Thursday, September 29, 2011

"Popcock!" said Gertrude Stein.

With this unusually lucid and brief remark the writer who has grown famous for her "a rose is a rose is a rose" style dismissed recent efforts of scientists to explain her work.

"Popcock is popcock is science is popcock," Miss Stein might have been expected to say. But she did not, according to her report. For once, she failed to repeat herself or to bewilder her hearers.

The scientific explanation is that her writing is done with her wrist and not with her mind. Automatic writing is the scientific term for it.

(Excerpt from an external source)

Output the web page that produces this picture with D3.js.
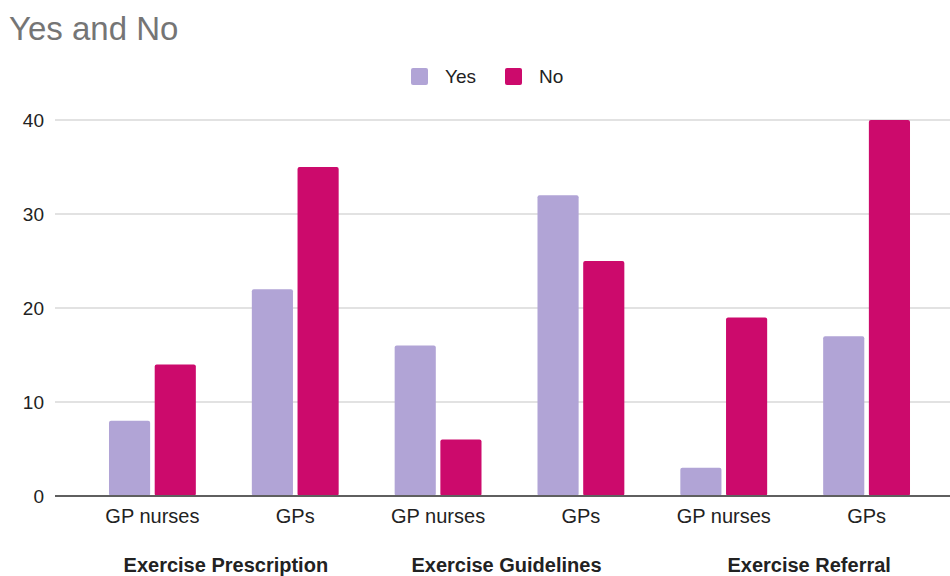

Miss Stein not only disagrees, but takes the view that her writing does not need explaining.

If you have seen her play, "Four Saints in Three Acts," or have read ay of her other strange writings, you probably feel that she needs as much explaining as that other famous "stein"—Einstein—who also always draws a capacity crowd but whom hardly anyone in the audience understands.

    —Jane Stafford, "Gertrude Stein Explained," Science News-Letter, 2 March 1935

2 comments:

Will Fitzgerald said...

I would love to read the editorial you quoted on Twitter about infantilism and rhyme from the JAMA.

Natalia said...

Oh yes; it's a gem -- sending it now. The best part is that the author pronounces in the end that a hundred years hence, nobody will be quoting Stein or Joyce the way they quote Tennyson.

Quote. Tennyson.

Extra amusement: Stein gets quoted a fair number of times in JAMA itself over the years (often "rose is a rose is a rose"), not to pathologize Stein's writing but in the way that one might quote Tennyson, back in the days when people quoted Tennyson.

(Not fair, I guess. I have some use for "I am aweary, aweary,/I would that I were dead!," usually while grading.)